Shortly thereafter, Aunt Hedvika, who had spent so many years in the Soviet Union and was well-informed, came to visit. She seemed extremely agitated. Not only was everything we heard true, she assured us, but this was only a small part of it. And she, who had never said a single bad or even critical word about her time in Russia, began to talk. When she was working in Czech broadcasting at the Moscow radio station, people she was working with would be there one day and then gone the next, and no one dared ask where they were or what had happened to them. No one even dared pronounce their names. And if one of the disappeared had happened to write a book or an article, not a word of it could be cited, and the book was immediately removed from the library and destroyed. Merely cracking a stupid joke or just laughing at it was enough for the security forces to come for the unfortunate person. Sometimes the police would come that very night and sentence him to ten years in a camp in Siberia. Or he would disappear completely, and at most his family would receive a package containing his clothing.

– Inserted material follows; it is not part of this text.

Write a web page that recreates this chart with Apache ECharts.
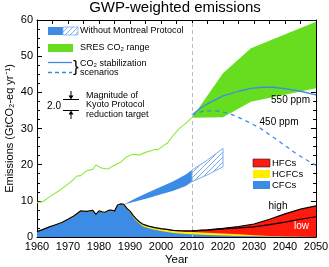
<!DOCTYPE html>
<html><head><meta charset="utf-8">
<script src="https://cdn.jsdelivr.net/npm/echarts@6/dist/echarts.min.js"></script>
<style>html,body{margin:0;padding:0;background:#fff}#c{width:329px;height:267px}</style>
</head><body><div id="c"></div>
<script>
// ---------- data ----------
const xTickLabels = [1960,1970,1980,1990,2000,2010,2020,2030,2040,2050];
const yTickLabels = [0,10,20,30,40,50,60];

// historical CO2 emissions (green line)
const histYears = [1960,1962,1964,1967,1971,1973,1974,1976,1978,1979,1981,1983,1984,1987,1989,1991,1993,1995,1998,1999,2001,2002,2004,2006,2008,2010];
const histCO2   = [9.5,9.8,11.1,12.7,15.3,16.9,16.9,18.3,18.7,19.9,19.0,18.8,19.4,20.7,22.2,22.9,22.7,23.4,24.2,24.1,25.4,25.9,28.2,30.1,31.4,33.0];

// SRES CO2 range
const sresYears = [2010,2020,2029,2050];
const sresLow   = [33.0,33.1,37.4,41.1];
const sresHigh  = [33.0,45.3,52.2,59.5];

// CO2 stabilization scenarios
const s550Years = [2010,2013,2016,2020,2025,2029,2033,2036,2040,2045,2050];
const s550      = [33.7,35.8,37.3,39.0,40.3,41.1,41.4,41.4,41.0,40.3,39.3];
const s450Years = [2010,2014,2018,2022,2027,2032,2038,2044,2050];
const s450      = [33.7,34.9,34.9,34.2,32.3,30.1,26.5,22.8,19.8];

// Without Montreal Protocol
const fanYears  = [1988,1992,1996,2000,2004,2008,2010];
const fanLow    = [9.0,9.9,10.8,11.8,12.8,14.1,15.3];
const fanHigh   = [9.0,10.8,12.4,13.9,15.4,17.3,18.5];
const hatchYears = [2010,2015,2020];
const hatchLow   = [15.3,17.2,19.4];
const hatchHigh  = [18.5,21.3,24.5];

// halocarbon emissions (components)
const haloYears = [1960,1962,1964,1966,1968,1970,1972,1974,1976,1978,1979,1980,1981,1982,1983,1984,1985,1986,1987,1988,1989,1990,1991,1992,1993,1994,1995,1996,1998,2000,2002,2004,2006,2008,2010,2015,2020,2025,2030,2035,2040,2045,2050];
const cfc  = [1.45,2.05,2.7,3.3,3.9,4.75,5.7,7.0,6.9,7.15,6.05,7.05,6.75,6.65,7.15,7.25,6.95,8.6,8.9,8.75,7.6,6.85,5.55,4.5,3.7,3.05,2.7,2.4,2.0,1.65,1.4,1.1,0.95,0.85,0.75,0.55,0.4,0.3,0.2,0.15,0.1,0.05,0.05];
const hcfc = [0.05,0.05,0.1,0.1,0.1,0.15,0.2,0.2,0.2,0.2,0.2,0.2,0.2,0.2,0.2,0.2,0.2,0.25,0.25,0.3,0.3,0.3,0.4,0.45,0.45,0.5,0.5,0.5,0.5,0.5,0.55,0.55,0.55,0.55,0.6,0.65,0.6,0.45,0.3,0.15,0.05,0.0,0.0];
const hfcHigh = [0,0,0,0,0,0,0,0,0,0,0,0,0,0,0,0,0,0,0,0,0,0,0.05,0.05,0.05,0.05,0.1,0.1,0.1,0.15,0.15,0.2,0.25,0.3,0.35,0.75,1.4,2.15,3.1,4.6,6.25,7.65,8.55];
const lowYears = [2010,2015,2020,2025,2030,2035,2040,2045,2050];
const hfcLow   = [0.35,0.7,1.25,1.75,2.3,3.1,3.95,4.85,5.55];

// ---------- helpers ----------
const FONT = "'Liberation Sans', Arial, Helvetica, sans-serif";
const C_BLUE = '#3c8ce6', C_GREEN = '#66dd1e', C_GLINE = '#8ee83c', C_RED = '#ff1a0e', C_YEL = '#ffee00', C_HATCH = '#79aef0';
const pairs = (xs, ys) => xs.map((x, i) => [x, ys[i]]);

function hatchCanvas(color){
  const c = document.createElement('canvas'); c.width = 5; c.height = 5;
  const g = c.getContext('2d');
  g.fillStyle = '#fff'; g.fillRect(0,0,5,5);
  g.strokeStyle = color; g.lineWidth = 1;
  g.beginPath(); g.moveTo(-1,6); g.lineTo(6,-1); g.stroke();
  g.beginPath(); g.moveTo(-1,1); g.lineTo(1,-1); g.stroke();
  g.beginPath(); g.moveTo(4,6); g.lineTo(6,4); g.stroke();
  return c;
}
const hatchPat = {image: hatchCanvas(C_HATCH), repeat: 'repeat'};

const stackYel = haloYears.map((y, i) => cfc[i] + hcfc[i]);
const totHigh  = haloYears.map((y, i) => cfc[i] + hcfc[i] + hfcHigh[i]);
const totLow   = lowYears.map((y, k) => { const i = haloYears.indexOf(y); return cfc[i] + hcfc[i] + hfcLow[k]; });

const base = {type: 'line', symbol: 'none', silent: true, animation: false};
const tickStyle = {color: '#000', width: 1};

// band (range) drawn as one polygon through the cartesian scales
function band(name, years, low, high, style, z){
  return {
    type: 'custom', name, coordinateSystem: 'cartesian2d', silent: true, animation: false, z: z || 2,
    data: years.map((y, i) => [y, low[i], high[i]]),
    encode: {x: 0, y: [1, 2]},
    renderItem: function (params, api) {
      if (params.dataIndex !== 0) return null;
      const top = years.map((y, i) => api.coord([y, high[i]]));
      const bot = years.map((y, i) => api.coord([y, low[i]])).reverse();
      return {type: 'polygon', shape: {points: top.concat(bot)}, style: style};
    }
  };
}

function xAx(pos){
  return {
    type: 'value', min: 1960, max: 2050, interval: 10, position: pos,
    axisLine: {show: true, onZero: false, lineStyle: {color: '#000', width: 1}},
    axisTick: {show: true, inside: true, length: 4, lineStyle: tickStyle},
    minorTick: {show: true, splitNumber: 2, length: 4, lineStyle: tickStyle},
    splitLine: {show: false}, minorSplitLine: {show: false},
    axisLabel: pos === 'bottom' ? {show: true, color: '#000', fontSize: 11, fontFamily: FONT, margin: 4, formatter: v => String(v)} : {show: false},
    name: pos === 'bottom' ? 'Year' : '', nameLocation: 'middle', nameGap: 17, nameMoveOverlap: false,
    nameTextStyle: {color: '#000', fontSize: 11.5, fontFamily: FONT}
  };
}
function yAx(pos){
  return {
    type: 'value', min: 0, max: 60, interval: 10, position: pos,
    axisLine: {show: true, onZero: false, lineStyle: {color: '#000', width: 1}},
    axisTick: {show: true, inside: true, length: 5, lineStyle: tickStyle},
    minorTick: {show: true, splitNumber: 4, length: 3, lineStyle: tickStyle},
    splitLine: {show: false}, minorSplitLine: {show: false},
    axisLabel: pos === 'left' ? {show: true, color: '#000', fontSize: 11, fontFamily: FONT, margin: 4, formatter: v => String(v)} : {show: false},
    name: pos === 'left' ? 'Emissions (GtCO\u2082-eq yr\u207B\u00B9)' : '', nameLocation: 'middle', nameGap: 22, nameRotate: 90, nameMoveOverlap: false,
    nameTextStyle: {color: '#000', fontSize: 11, fontFamily: FONT}
  };
}

const txt = (x, y, t, o) => Object.assign({type: 'text', x, y, silent: true, z: 100,
  style: Object.assign({text: t, fill: '#000', fontSize: 9, fontFamily: FONT, align: 'left', verticalAlign: 'middle'}, o || {})});

const option = {
  backgroundColor: '#fff',
  animation: false,
  title: {text: 'GWP-weighted emissions', left: 175, top: 0, padding: 0, textAlign: 'center',
    textStyle: {fontSize: 15, fontWeight: 'normal', color: '#000', fontFamily: FONT}},
  grid: {left: 37, right: 13, top: 20, bottom: 30, containLabel: false, outerBoundsMode: 'none'},
  xAxis: [xAx('bottom'), xAx('top')],
  yAxis: [yAx('left'), yAx('right')],
  series: [
    band('SRES CO2 range', sresYears, sresLow, sresHigh, {fill: C_GREEN}, 2),
    band('Without Montreal Protocol', fanYears, fanLow, fanHigh, {fill: C_BLUE}, 2),
    band('Without Montreal Protocol (hatched)', hatchYears, hatchLow, hatchHigh, {fill: hatchPat, stroke: C_HATCH, lineWidth: 1}, 2),
    // historical CO2
    Object.assign({}, base, {name: 'CO2', data: pairs(histYears, histCO2), lineStyle: {color: C_GLINE, width: 1.1}, z: 3,
      markLine: {silent: true, symbol: 'none', label: {show: false}, animation: false,
        lineStyle: {color: '#b3bcc8', type: [4, 3], width: 1}, data: [{xAxis: 2010}]}}),
    // stabilization
    Object.assign({}, base, {name: '550 ppm', data: pairs(s550Years, s550), lineStyle: {color: C_BLUE, width: 1.3}, z: 4}),
    Object.assign({}, base, {name: '450 ppm', data: pairs(s450Years, s450), lineStyle: {color: C_BLUE, width: 1.3, type: [4, 4]}, z: 4}),
    // halocarbons (painted from top layer down)
    Object.assign({}, base, {name: 'HFCs', data: pairs(haloYears, totHigh), lineStyle: {width: 0, opacity: 0}, areaStyle: {color: C_RED, opacity: 1}, z: 2}),
    Object.assign({}, base, {name: 'HCFCs', data: pairs(haloYears, stackYel), lineStyle: {width: 0, opacity: 0}, areaStyle: {color: C_YEL, opacity: 1}, z: 2}),
    Object.assign({}, base, {name: 'CFCs', data: pairs(haloYears, cfc), lineStyle: {width: 0, opacity: 0}, areaStyle: {color: C_BLUE, opacity: 1}, z: 2}),
    Object.assign({}, base, {name: 'total high', data: pairs(haloYears, totHigh), lineStyle: {color: '#000', width: 1.2}, z: 5}),
    Object.assign({}, base, {name: 'total low', data: pairs(lowYears, totLow), lineStyle: {color: '#000', width: 1.2}, z: 5})
  ],
  graphic: [
    // legend 1
    {type: 'rect', shape: {x: 48, y: 27, width: 15, height: 8}, style: {fill: C_BLUE}, silent: true, z: 100},
    {type: 'rect', shape: {x: 63, y: 27, width: 15, height: 8}, style: {fill: hatchPat, stroke: C_HATCH, lineWidth: 0.8}, silent: true, z: 100},
    txt(80, 31, 'Without Montreal Protocol'),
    {type: 'rect', shape: {x: 48, y: 44, width: 25, height: 8}, style: {fill: C_GREEN}, silent: true, z: 100},
    txt(80, 48, 'SRES CO\u2082 range'),
    {type: 'line', shape: {x1: 48, y1: 62.5, x2: 72, y2: 62.5}, style: {stroke: C_BLUE, lineWidth: 1.3}, silent: true, z: 100},
    {type: 'line', shape: {x1: 48, y1: 72.5, x2: 72, y2: 72.5}, style: {stroke: C_BLUE, lineWidth: 1.3, lineDash: [4, 3]}, silent: true, z: 100},
    txt(73, 67, '}', {fontSize: 17}),
    txt(80, 64, 'CO\u2082 stabilization'),
    txt(80, 73, 'scenarios'),
    txt(61, 106, '2.0', {align: 'right', fontSize: 10}),
    {type: 'line', shape: {x1: 63, y1: 99.5, x2: 79, y2: 99.5}, style: {stroke: '#000', lineWidth: 1}, silent: true, z: 100},
    {type: 'line', shape: {x1: 63, y1: 110.5, x2: 79, y2: 110.5}, style: {stroke: '#000', lineWidth: 1}, silent: true, z: 100},
    {type: 'line', shape: {x1: 71, y1: 91, x2: 71, y2: 97}, style: {stroke: '#000', lineWidth: 1}, silent: true, z: 100},
    {type: 'polygon', shape: {points: [[68.5, 95.5], [73.5, 95.5], [71, 99.5]]}, style: {fill: '#000'}, silent: true, z: 100},
    {type: 'line', shape: {x1: 71, y1: 113, x2: 71, y2: 119}, style: {stroke: '#000', lineWidth: 1}, silent: true, z: 100},
    {type: 'polygon', shape: {points: [[68.5, 114.5], [73.5, 114.5], [71, 110.5]]}, style: {fill: '#000'}, silent: true, z: 100},
    txt(86, 96, 'Magnitude of'),
    txt(86, 105, 'Kyoto Protocol'),
    txt(86, 114.5, 'reduction target'),
    // legend 2
    {type: 'rect', shape: {x: 253, y: 159, width: 17, height: 8}, style: {fill: C_RED, stroke: '#222', lineWidth: 0.6}, silent: true, z: 100},
    txt(272, 163, 'HFCs', {fontSize: 9.5}),
    {type: 'rect', shape: {x: 253, y: 170, width: 17, height: 8}, style: {fill: C_YEL}, silent: true, z: 100},
    txt(272, 174, 'HCFCs', {fontSize: 9.5}),
    {type: 'rect', shape: {x: 253, y: 181, width: 17, height: 8}, style: {fill: C_BLUE}, silent: true, z: 100},
    txt(272, 185, 'CFCs', {fontSize: 9.5}),
    // annotations
    txt(290.5, 100.5, '550 ppm', {align: 'center', fontSize: 10}),
    txt(279, 122, '450 ppm', {align: 'center', fontSize: 10}),
    txt(278, 206.5, 'high', {align: 'center', fontSize: 10}),
    txt(301.5, 226.5, 'low', {align: 'center', fontSize: 10, fill: '#fff'})
  ]
};

const chart = echarts.init(document.getElementById('c'), null, {renderer: 'canvas', width: 329, height: 267});
chart.setOption(option);
</script>
</body></html>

I asked why she’d never told us about this, why she hadn’t warned us after she’d lived through it.

She explained that she couldn’t precisely because she had lived through it. No one was watched more than those who had lived in the Soviet Union and could testify to these horrors. No one would have believed her anyway

A few weeks later at a party meeting of the department, excerpts of Khrushchev’s heretical speech were read.

I was surprised that a lot of people had not heard about the speech, or, if they had, thought the whole thing was an invention of the enemy. Now they were stunned. Some of the women started sobbing, and I remember hearing the hysterical cry: “You deceived us.”

*

It appeared that things were actually starting to change. At meetings and previously boring seminars on Marxism-Leninism, people started speaking more freely. If innocent people had been condemned in the Soviet Union, what had happened here? Wasn’t it necessary to reconsider all the political trials? Shouldn’t the Communist Party, which had apparently deceived its members, step down?

At a party meeting we resolved that an extraordinary congress would convene to undertake rectifications.

Like so many other people, I still believed in the possibility of rectification, or, deceived by the sudden feeling of freedom, I unreasonably and senselessly placed my hopes in it.

It was in this atmosphere of intoxication that we began to prepare for the student Majáles — the traditional May celebration (whose origin is centuries older than the garish May Day festivities). We constructed masks and trudged singing from our department along the bridge in the direction of the exhibition ground where we planned to choose the king of Majáles. I don’t remember who came up with the idea that I don a crumpled broad-brimmed hat and tattered coat to represent an unfortunate and persecuted kulak. Along with the others I sang “Gaudeamus Igitur” and was proud to be a student of one of the world’s oldest universities and that I was helping to renew the venerable tradition of so-called academic freedom.

When I got back to the department, two men stopped me at the entrance, showed me some sort of document, and demanded my identity card. They led me behind the porter’s lodge into the Youth Union committee room and began their interrogation.

Where was I coming from?

A procession.

What did I mean by procession?

At that moment I recalled Father’s recent advice not to say anything about what you were doing. Even if you were doing nothing at all.

It was a procession of students.

Who had organized it?

I answered that I didn’t know, but they could certainly find out. (Everything was always organized by either the party or a Youth Union committee.)

They yelled at me not to tell them what to do. They wanted me to tell them who had invited me to the procession.

I really didn’t remember.

What had I been disguised as?

I hadn’t been disguised. I’d never possessed a disguise in my whole life.